30.8.

Man solle, hatte Doktor Benn verschrieben, ab und an mal aufs Wasser schauen. Aber manchmal werde ich dem auch müde, vielleicht liegt es daran, dass ich es jederzeit haben kann. Dann fahre ich zu dem kleinen Gasthaus am Ufer der Schnellstraße und schaue mir von der Terrasse dort nach Sonnenuntergang den River of Brakelights an. Und die Leuchtbuchstaben der Sparkassenfiliale gegenüber, von denen in jeder Woche vom Wortende her ein weiterer stirbt. Gestern stand dort Spark. Das vorletzte A bereits zur Hälfte erloschen.

Dass George Spencer Brown gestorben ist, vielleicht schon am letzten Donnerstag, habe ich aus einer Randspalte im Feuilleton erfahren. Die Kolumne war so geschrieben, dass ich viele Zeilen lang nicht verstanden habe, worauf es hinaus laufen würde. Und die für mich interessante Nachricht vom Tod George Spencer Browns wurde dann unvermittelt kurz vor Ende des Textes gebracht.

Vor ein paar Wochen hatte ich immer wieder versucht, ihn zu erreichen. Ich hatte ihm Nachrichten auf seinem Anrufbeantworter hinterlassen, ihm geschrieben. Aber ich war nie zurückgerufen worden und es hob nie jemand ab. Die Nummern und Adressen hatte ich einer deutschen Ausgabe seines Only Two Can Play This Game entnommen, das vor ein paar Jahren in einem Kleinverlag erschienen war. Für diese, leider grottenschlecht übersetzte, herzlos gestaltete Ausgabe hatte er noch ein weiteres Vorwort verfasst, an dessen Ende er seine Telefonnummern und Adressen gesetzt hatte. Verbunden mit der Bitte, ihn anzurufen, mit ihm in Kontakt zu treten, ihn mit Fragen zu belästigen. Ich hatte keine Frage, ich hatte eine Bitte: Ob ich ihm bitte eine anständige Übersetzung machen dürfte. Denn die im sogenannten Bohmeier Verlag erschienene Ausgabe hatte mit seinem Text eigentlich nichts gemein.
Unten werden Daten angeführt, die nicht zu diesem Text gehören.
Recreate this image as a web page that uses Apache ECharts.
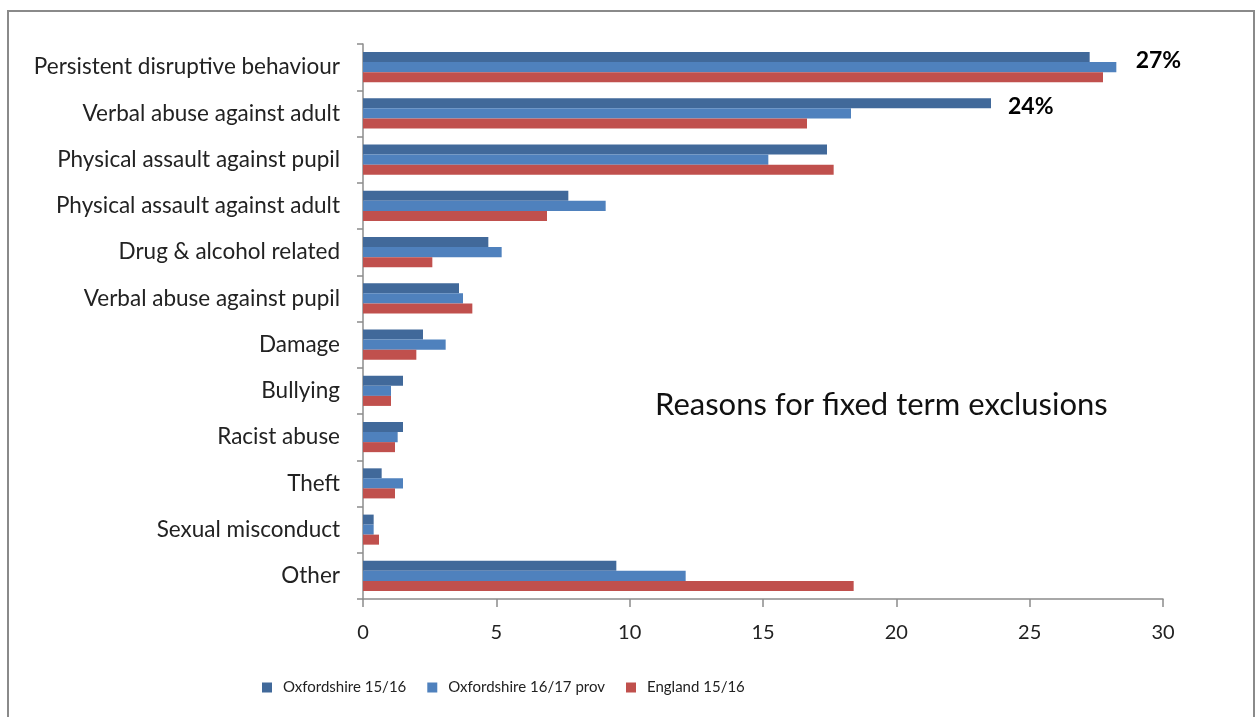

Es war nicht nur von der Qualität der Übersetzung her schlecht gelaufen, vor allem hatte man dort aus was weiß ich für welchen Gründen, die gesamte Struktur des Buches, seinen Aufbau, in dem ein großer Teil seiner Schönheit besteht, durch mir willkürlich erscheinende Kürzungen zerstört.

Only Two Can Play This Game ist 1971 erschienen. Es ist ein Buch über die Liebe: »Man has nothing to say on its own, but what he says he gets from the woman. The woman has it complete but she has no voice to say it, the man is the voice; he is the poet and she is the muse. And if the voice of man divorces from its feminine source and thinks it can say it all on its own, then we get this nightmare – or comedy if you like to look at it that way«. Den Text entwickelt George Spencer Brown vom Ende seiner Liebeserfahrung her. Es beginnt mit einem Bild von den Toren des Himmels, die sich alle 500 Jahre nur für einen Augenblick öffnen. Doch er kommt zu spät. Und muss nun weitere 500 Jahre warten. Warum es schief gegangen ist, erfährt der Leser in Andeutungen. Es waren wohl familiäre Zusammenhänge, kulturelle Unterschiede zwischen seiner Herkunftswelt und der seiner Braut. Nun ist die Tür geschlossen, das Bild der Tür wiederholt sich. Ansonsten macht der Text formal vier Wandlungen durch. Es gibt zunächst mehrere Vorworte (Vorwort zum Vorwort, Einführung, Brief vorab (»Lovely Girl,«)), dann ein Hauptstück, das aus elf Gedichten besteht. Diese Gedichte formulieren die Klage. Dann kommt die sogenannte Ausführung. Und ein Postscriptum. Hier ist aber erst die Mitte des 144 Seiten umfassenden Bandes erreicht. Denn nun gibt es eine kommentierte Bibliothek, geordnet nach Schwierigkeitsgraden (easy, harder, hard). Dann erst nähert er sich einem Schluß an mit der sogenannten Abschiedsreise.

Es ist das wertvollste Buch, das ich besitze. In jeder Beziehung. Zum Glück kann ich es lesen. Wer die deutsche Ausgabe gekauft hat, versteht leider kein Wort.